Trout Unlimited and our coalition partners campaign to remove hatchery trout from the Mckenzie River remains in high gear. Over the course of the next week or so I’m going to look at some of the criticisms directed at the campaign and of course, refute them.
Critics say we are “greedy” (I’ve been called worse) and don’t want to “share” the resource. (This is ironic.) They say we want to take trout out of Jr.’s creel and deny kids the joy of fishing. Nothing could be further from the truth.
The truth is that of about 113,000 trout stocked in the Mckenzie annually, maybe 37% percent make it to the creel and that’s a high end estimate. By my calculation, about 82,500 of the hatchery trout stocked last year were not caught by anglers and instead died of natural causes! What a waste! On top of that abysmall return rate, the Cape Cod hatchery strain trout are severely depressing our magnificent native redsides. That is no way to maximize opportunity or to treat our Oregon’s native trout. It’s tragic.
There is a hard cap on the number of trout ODFW can stock in the district. If you want people to harvest more trout, you have to put the trout where they are easier to harvest. If ODFW was serious about maximizing opportunity for taking trout, ODFW would plant trout where they get a high creel return rate, not the Mckenzie. Stillwater stocking can have a catch rate of 90% or more. Putting all the hatchery trout destined for the Mckenzie in those waters could result in about 60,000 more trout on Jr.’s stringer and the Mckenzie Redside trout would rebound.

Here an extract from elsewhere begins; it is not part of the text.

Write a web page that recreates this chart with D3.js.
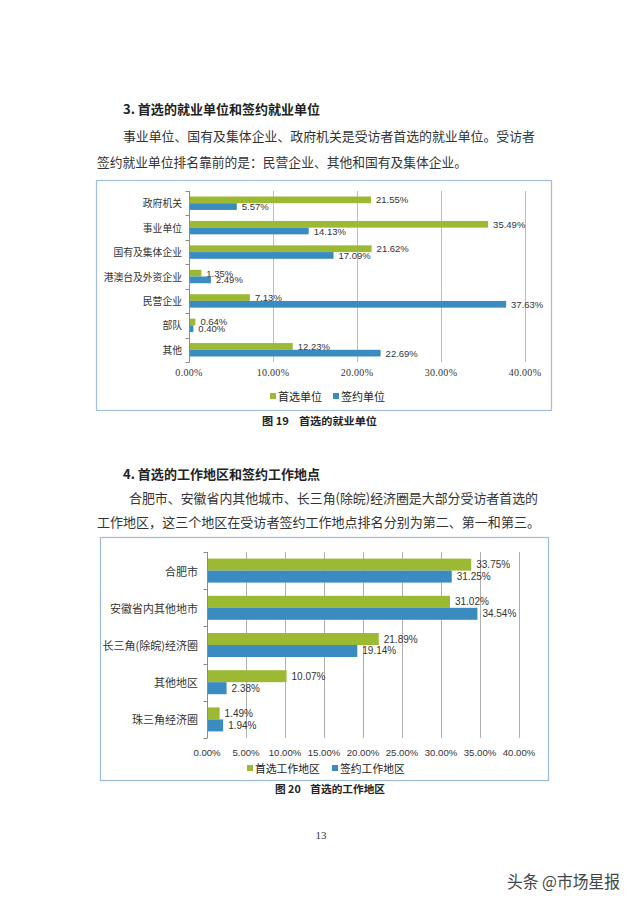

There would be more trout for those who define opportunity as this:
and for those of us who prefer our opportunity like this:
KM
Well said. It’s too bad that not everyone who hears of the plight of the campaign truly understands the impact that the stocking of trout introduces. I hope that the people from who you are getting complaints find some time to visit a meeting and learn of the benefits of beautiful, native redsides when compared to the negative impact of their colorless brothers.
First off – Thank you for all of you’re hard work on this Karl….. I look forward to some of the insights to be forth coming as you refute some of the same old complaints that come out of this debate. I find it rather ironic that we can’t move into the future of protecting wild fisheries first. When was the last time the news paper or any other credible outsource reported a success in any moving waters where hatchery plantings had help increase the wild fishery? Any time you do hear any news, it’s always spelling out quite the opposite.
Well….at least you have 2 supporters…
When you want to remove bait and scent…count me in.